Rainy Trail of Tears

Rainy Trail of Tears

And weather, that is, inclement weather, wins again. Cold, windy and drizzly and some rain. Lousy writing-on-a-pad-of-paper weather, but I did it anyway. The drizzle at David Crockett State Park was heavy enough that I had to wear my rain jacket, and keep my phone and notepad protected with a bandana so I could write on it (though it stayed damp. Fortunately, the first trail I hiked in the park was historically interesting in that sections of it were part of the original Trail of Tears route. And, because of the drizzle, more wildlife was out than would have been on a sunny day. A female wild turkey tried to get away from me by scampering down the trail ahead of me. It finally dawned on her to take off into the woods. Fortunately, it was a one-way trail because by the time I was hiking the 2.5-miles back to the starting point, the drizzle had turned to light rain and I was glad I didn’t have to stop and take notes and GPS points.
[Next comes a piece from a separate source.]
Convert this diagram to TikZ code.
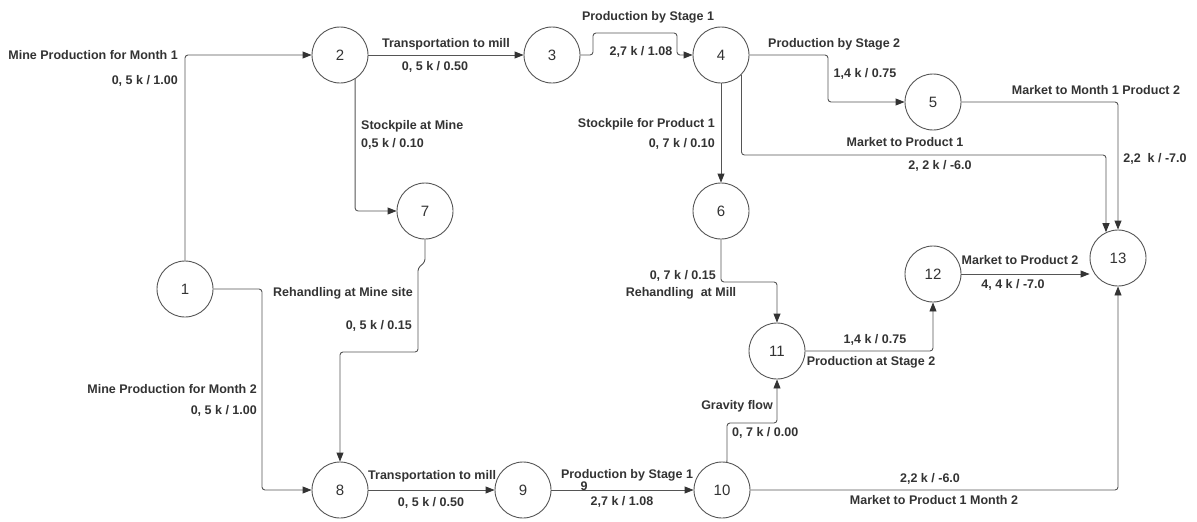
\documentclass[tikz,border=0pt]{standalone}
\usepackage{fontspec}
\setmainfont{Liberation Sans}
\usetikzlibrary{arrows.meta}
\definecolor{ln}{HTML}{555555}
\definecolor{tx}{HTML}{333333}
\begin{document}
\begin{tikzpicture}[x=1pt,y=-1pt,
  nd/.style={circle,draw=ln,fill=white,line width=0.9pt,minimum size=56pt,inner sep=0pt,
             font=\fontsize{15}{18}\selectfont,text=tx},
  lb/.style={font=\bfseries\fontsize{12.5}{14}\selectfont,text=tx,inner sep=0pt,
             text height=9pt,text depth=0pt},
  arr/.style={draw=ln,line width=0.9pt,rounded corners=3pt,
              -{Triangle[length=9pt,width=7pt,color=tx]}}]
\useasboundingbox (0,0) rectangle (1197,522);
% nodes
\node[nd] (n1) at (185,289) {1};
\node[nd] (n2) at (340,55) {2};
\node[nd] (n3) at (552,55) {3};
\node[nd] (n4) at (721,55) {4};
\node[nd] (n5) at (933,102) {5};
\node[nd] (n6) at (721,211) {6};
\node[nd] (n7) at (425,211) {7};
\node[nd] (n8) at (340,490) {8};
\node[nd] (n9) at (523,490) {9};
\node[nd] (n10) at (722,490) {10};
\node[nd] (n11) at (777,351) {11};
\node[nd] (n12) at (933,274) {12};
\node[nd] (n13) at (1118,258) {13};
% waypoints
\coordinate (w18) at (262,400);
\coordinate (a34) at (593,33);
\coordinate (b34) at (677,33);
\coordinate (w45) at (828,80);
\coordinate (w413) at (1106,155);
\coordinate (w611) at (721,282);
\coordinate (j1) at (425,262);
\coordinate (j2) at (418,268);
\coordinate (j3) at (418,352);
\coordinate (w1011) at (727,423);
% connectors
\draw[arr] (n1.north) |- (n2.west);
\draw[arr] (n1.east) -| (w18) |- (n8.west);
\draw[arr] (n2.east) -- (n3.west);
\draw[arr] (n2.-58) |- (n7.west);
\draw[arr] (n3.east) -| (a34) -- (b34) |- (n4.west);
\draw[arr] (n4.east) -| (w45) |- (n5.west);
\draw[arr] (n4.south) -- (n6.north);
\draw[arr] (n4.-44) |- (w413) -- (n13.115);
\draw[arr] (n5.east) -| (n13.north);
\draw[arr] (n6.south) -- (w611) -| (n11.north);
\draw[arr] (n7.south) -- (j1) -- (j2) -- (j3) -| (n8.north);
\draw[arr] (n8.east) -- (n9.west);
\draw[arr] (n9.east) -- (n10.west);
\draw[arr] (n10.80) -- (w1011) -| (n11.south);
\draw[arr] (n10.east) -| (n13.south);
\draw[arr] (n11.east) -| (n12.south);
\draw[arr] (n12.east) -- (n12.east -| n13.west);
% labels
\node[lb,anchor=east] (t1) at (178,55) {Mine Production for Month 1};
\node[lb,anchor=east] (t2) at (178,80) {0, 5 k / 1.00};
\node[lb] (t3) at (446,43) {Transportation to mill};
\node[lb] (t4) at (435,66) {0, 5 k / 0.50};
\node[lb] (t5) at (648,16) {Production by Stage 1};
\node[lb] (t6) at (641,51) {2,7 k / 1.08};
\node[lb,anchor=west] (t7) at (768,43) {Production by Stage 2};
\node[lb] (t8) at (865,73) {1,4 k / 0.75};
\node[lb] (t9) at (1096,90) {Market to Month 1 Product 2};
\node[lb] (t10) at (905,142) {Market to Product 1};
\node[lb] (t11) at (940,165) {2, 2 k / -6.0};
\node[lb] (t12) at (1155,158) {2,2\ \ k / -7.0};
\node[lb,anchor=west] (t13) at (361,125) {Stockpile at Mine};
\node[lb,anchor=west] (t14) at (361,143) {0,5 k / 0.10};
\node[lb,anchor=east] (t15) at (715,123) {Stockpile for Product 1};
\node[lb,anchor=east] (t16) at (715,143) {0, 7 k / 0.10};
\node[lb,anchor=west] (t17) at (273,292) {Rehandling at Mine site};
\node[lb,anchor=east] (t18) at (412,325) {0, 5 k / 0.15};
\node[lb,anchor=east] (t19) at (257,389) {Mine Production for Month 2};
\node[lb,anchor=east] (t20) at (257,410) {0, 5 k / 1.00};
\node[lb,anchor=east] (t21) at (716,275) {0, 7 k / 0.15};
\node[lb] (t22) at (681,292) {Rehandling\ \ at Mill};
\node[lb,anchor=east] (t23) at (773,405) {Gravity flow};
\node[lb,anchor=west] (t24) at (732,432) {0, 7 k / 0.00};
\node[lb,anchor=west] (t25) at (368,475) {Transportation to mill};
\node[lb] (t26) at (431,502) {0, 5 k / 0.50};
\node[lb] (t27) at (627,474) {Production by Stage 1};
\node[lb] (t28) at (584,486) {9};
\node[lb] (t29) at (622,501) {2,7 k / 1.08};
\node[lb] (t30) at (875,339) {1,4 k / 0.75};
\node[lb] (t31) at (871,361) {Production at Stage 2};
\node[lb] (t32) at (1020,260) {Market to Product 2};
\node[lb] (t33) at (1013,284) {4, 4 k / -7.0};
\node[lb] (t34) at (930,478) {2,2 k / -6.0};
\node[lb] (t35) at (934,500) {Market to Product 1 Month 2};
\end{tikzpicture}
\end{document}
In the afternoon, I drove to Mousetail Landing State Park, which turned out to have only one trail. I was definitely happy about that because by then it was both cold, windy and a bit drizzly. I looked at the barren hillside above the Tennessee River willing myself to just hike the trail and get it over with. Once I started, I was treated to a lovely hike–the drizzle subsided, the wind quieted and the path was a carpet of moss the entire two miles. The drizzle picked up again as I left the park, but it was no longer a problem. I definitely felt like I was being watched over.